A big part of the Block Club Residency Program is making connections with other creatives in your host city. So, in preparation for my visit, I began reaching out to the creative community here in Barcelona over a month ago. I sent emails to more than a dozen different agencies’ info@ inboxes thinking that as soon as I clicked “send” my message would be lost into a digital black hole. To my surprise, I received several responses and invitations to visit once I arrived.
Last week Thursday, on a very damp morning, I ventured out on my rented bicycle to meet with one of the contacts I made: Emmy Koski, communication director and art curator of brands at Folch Studio in Barcelona’s Sant Martí district.
Visiting the Studio
At Folch, the elevator opens up to a long table of designers plugged into their work. The entire studio is on the third floor in one big industrial space shared by different parts of the agency. Emmy brought me to a round wooden table in the back, and we began to talk about what I was hoping to get out of my time in Barcelona and more about Folch Studios and the creative it produces.
The open space of the office is organized by team. Folch is a one-stop shop that produces several different publications and specializes in branding, strategy, creative and art direction, video production, editing, content, activation, social media, PR, and interiors. And it looks like no one who works there, besides maybe the partners, is over the age of 30.
Much like Block Club used to publish a literary magazine, Folch produces a small, bi-annual hardcover publication called Odiseo that Emmy and I chatted at length about. The publication is used to illustrate Folch’s stated mission: “the exploration of new ways of doing and seeing, offering a different vision on erotism, going beyond gender, seeking seduction through bodies and abstraction.” The publication also acts as a self-promotion piece and design exercise, which helps to drive business.

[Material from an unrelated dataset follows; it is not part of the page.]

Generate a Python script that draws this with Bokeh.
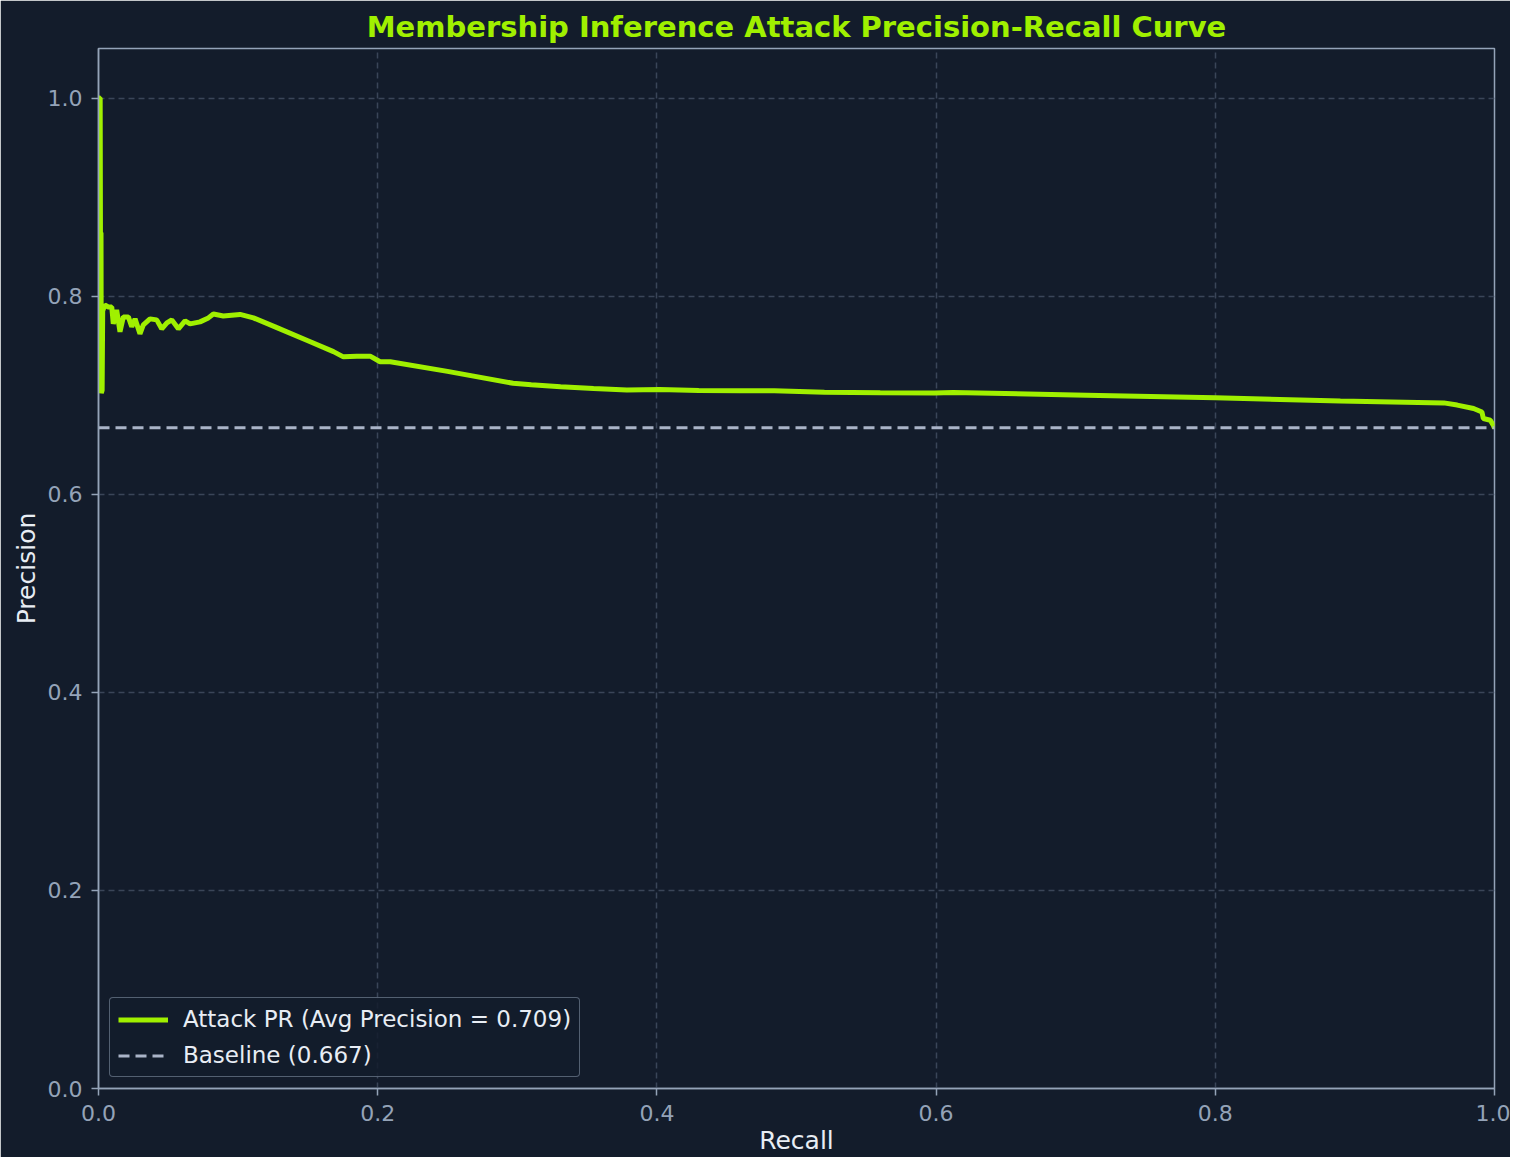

Folch incorporates the seductive design sensibility and strategic partnerships cultivated through Odiseo into its client work. The agency partners with artists, designers, florists, and even chefs to help achieve the desired creative concept, hiding a client’s product in a way that doesn’t feel like an ad and promoting the product through the unexpected collaborative channels created while pushing the brand. The uniqueness of these partnerships helps cultivate credibility, and the partnerships pay off through the audiences their collaborators shepherd. It also doesn’t hurt to have a PR and activation team in-house.
It was interesting to see such a large, hardcover book being produced by an agency, knowing how expensive it must be to produce. But it seems that Odiseo is an important differentiator that Folch is able to use to its advantage. I was also impressed to see an agency that seemed to have all its bases covered and the capacity to do everything in-house choose to collaborate with so many different outside creatives. To me, that speaks to Folch’s ability to recognize good design and its confidence in its art and creative direction. The work Folch produces reflects this.